What is asked.
Repeat, exactly and only, the lines from the beginning of the data through the line with "(sec) at (458.5,273)". Pictures are left out.

[Rows from a dataset of charts and code]
## begin

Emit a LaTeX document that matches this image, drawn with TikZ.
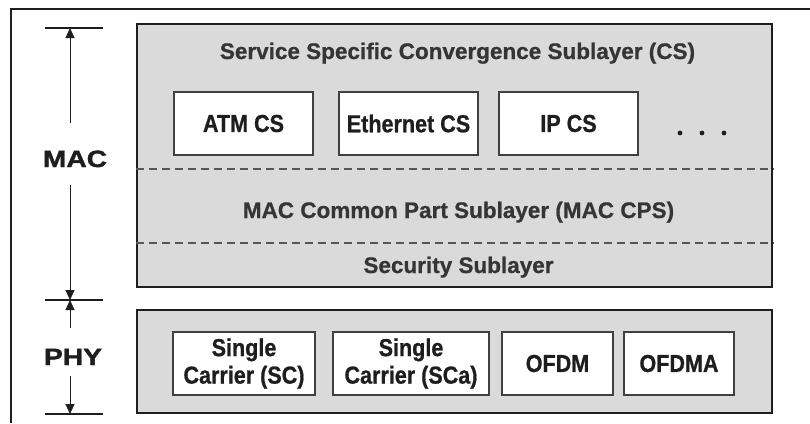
\documentclass[tikz,border=0pt]{standalone}
\usepackage{fontspec}
\setmainfont{Liberation Sans}
\newfontfamily\headfont{Liberation Sans Bold}[FakeBold=0.8]
\newfontfamily\labelfont{Liberation Sans Bold}[FakeStretch=0.88, FakeBold=0.8]
\newfontfamily\sidefont{Liberation Sans Bold}[FakeStretch=1.2, FakeBold=1.6]
\usetikzlibrary{arrows.meta}
\definecolor{layerfill}{HTML}{DADADA}
\definecolor{ink}{HTML}{1E1E1E}

\begin{document}
\begin{tikzpicture}[x=1pt,y=-1pt,
  layerbox/.style={draw=ink, line width=2.6pt, fill=layerfill, inner sep=0pt},
  protobox/.style={draw=ink!85, line width=2.2pt, fill=white, inner sep=0pt,
    font=\labelfont\fontsize{24.5}{27.5}\selectfont, text=ink, align=center},
  heading/.style={font=\headfont\fontsize{22.5}{27}\selectfont, text=ink!90, anchor=base},
  sidelabel/.style={font=\sidefont\fontsize{23.5}{27}\selectfont, text=ink, anchor=base},
  sepline/.style={draw=ink!75, line width=2pt, dash pattern=on 8pt off 5pt},
  ticksline/.style={draw=ink, line width=1.1pt},
  dimarrow/.style={draw=ink, line width=0.9pt, -{Triangle[length=10pt,width=9pt]}},
  dotmark/.style={fill=ink}
]
\useasboundingbox (0,0) rectangle (810,423);
\fill[white] (0,0) rectangle (810,423);
% frame along the top and left
\draw[ink, line width=1.5pt] (11,423) -- (11,9) -- (810,9);

% layers
\node[layerbox, minimum width=635pt, minimum height=263pt] (mac) at (454.5,155.5) {};
\node[layerbox, minimum width=635pt, minimum height=103pt] (phy) at (454.5,361.5) {};

% sublayer separators
\coordinate (sepA) at (0,169);
\coordinate (sepB) at (0,243);
\draw[sepline] (mac.west |- sepA) -- (mac.east |- sepA);
\draw[sepline] (mac.west |- sepB) -- (mac.east |- sepB);

% headings
\node[heading] (cs) at (457.5,59) {Service Specific Convergence Sublayer (CS)};
\node[heading] (cps) at (458.5,218) {MAC Common Part Sublayer (MAC CPS)};
\node[heading] (sec) at (458.5,273) {Security Sublayer};

% convergence sublayer entities
\node[protobox, minimum width=139pt, minimum height=63pt] (atm) at (243.5,123.5) {ATM CS};
\node[protobox, minimum width=139pt, minimum height=63pt] (eth) at (408.5,123.5) {Ethernet CS};
\node[protobox, minimum width=139pt, minimum height=63pt] (ip) at (568.5,123.5) {IP CS};
\fill[dotmark] (680,133) circle (2.4pt) (702,133) circle (2.4pt) (724,133) circle (2.4pt);

% physical layer variants
\node[protobox, minimum width=142pt, minimum height=63pt] (sc) at (244,363.5) {Single\\Carrier (SC)};
\node[protobox, minimum width=156pt, minimum height=63pt] (sca) at (411,363.5) {Single\\Carrier (SCa)};
\node[protobox, minimum width=111pt, minimum height=63pt] (ofdm) at (557.5,363.5) {OFDM};
\node[protobox, minimum width=110pt, minimum height=63pt] (ofdma) at (679,363.5) {OFDMA};

% extent markers on the left
\coordinate (tTop) at (70,28);
\coordinate (tMid) at (70,300);
\coordinate (tBot) at (70,414);
\draw[ticksline] ([xshift=-25pt]tTop) -- ([xshift=33pt]tTop);
\draw[ticksline] ([xshift=-25pt]tMid) -- ([xshift=33pt]tMid);
\draw[ticksline] ([xshift=-25pt]tBot) -- ([xshift=33pt]tBot);

\node[sidelabel] (maclbl) at (75,167) {MAC};
\node[sidelabel] (phylbl) at (73,365) {PHY};

\coordinate (macUp) at (70,123);
\coordinate (macDown) at (70,185);
\coordinate (phyUp) at (70,328);
\coordinate (phyDown) at (70,376);
\draw[dimarrow] (macUp) -- (tTop);
\draw[dimarrow] (macDown) -- (tMid);
\draw[dimarrow] (phyUp) -- (tMid);
\draw[dimarrow] (phyDown) -- (tBot);
\end{tikzpicture}
\end{document}
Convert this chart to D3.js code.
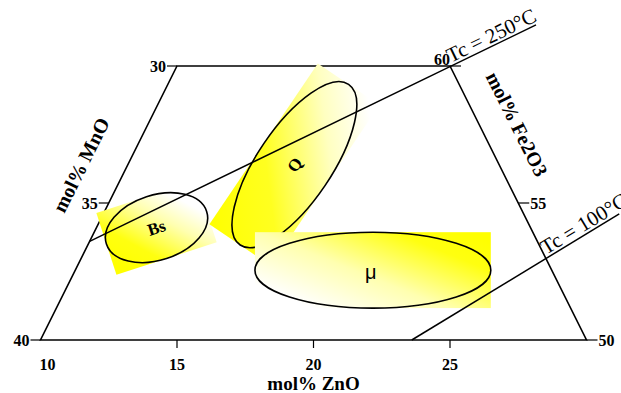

## end

Full output.
Emit a LaTeX document that matches this image, drawn with TikZ.
\documentclass[tikz,border=0pt]{standalone}
\usepackage{fontspec}
\setmainfont{Liberation Sans}
\newfontfamily\headfont{Liberation Sans Bold}[FakeBold=0.8]
\newfontfamily\labelfont{Liberation Sans Bold}[FakeStretch=0.88, FakeBold=0.8]
\newfontfamily\sidefont{Liberation Sans Bold}[FakeStretch=1.2, FakeBold=1.6]
\usetikzlibrary{arrows.meta}
\definecolor{layerfill}{HTML}{DADADA}
\definecolor{ink}{HTML}{1E1E1E}

\begin{document}
\begin{tikzpicture}[x=1pt,y=-1pt,
  layerbox/.style={draw=ink, line width=2.6pt, fill=layerfill, inner sep=0pt},
  protobox/.style={draw=ink!85, line width=2.2pt, fill=white, inner sep=0pt,
    font=\labelfont\fontsize{24.5}{27.5}\selectfont, text=ink, align=center},
  heading/.style={font=\headfont\fontsize{22.5}{27}\selectfont, text=ink!90, anchor=base},
  sidelabel/.style={font=\sidefont\fontsize{23.5}{27}\selectfont, text=ink, anchor=base},
  sepline/.style={draw=ink!75, line width=2pt, dash pattern=on 8pt off 5pt},
  ticksline/.style={draw=ink, line width=1.1pt},
  dimarrow/.style={draw=ink, line width=0.9pt, -{Triangle[length=10pt,width=9pt]}},
  dotmark/.style={fill=ink}
]
\useasboundingbox (0,0) rectangle (810,423);
\fill[white] (0,0) rectangle (810,423);
% frame along the top and left
\draw[ink, line width=1.5pt] (11,423) -- (11,9) -- (810,9);

% layers
\node[layerbox, minimum width=635pt, minimum height=263pt] (mac) at (454.5,155.5) {};
\node[layerbox, minimum width=635pt, minimum height=103pt] (phy) at (454.5,361.5) {};

% sublayer separators
\coordinate (sepA) at (0,169);
\coordinate (sepB) at (0,243);
\draw[sepline] (mac.west |- sepA) -- (mac.east |- sepA);
\draw[sepline] (mac.west |- sepB) -- (mac.east |- sepB);

% headings
\node[heading] (cs) at (457.5,59) {Service Specific Convergence Sublayer (CS)};
\node[heading] (cps) at (458.5,218) {MAC Common Part Sublayer (MAC CPS)};
\node[heading] (sec) at (458.5,273) {Security Sublayer};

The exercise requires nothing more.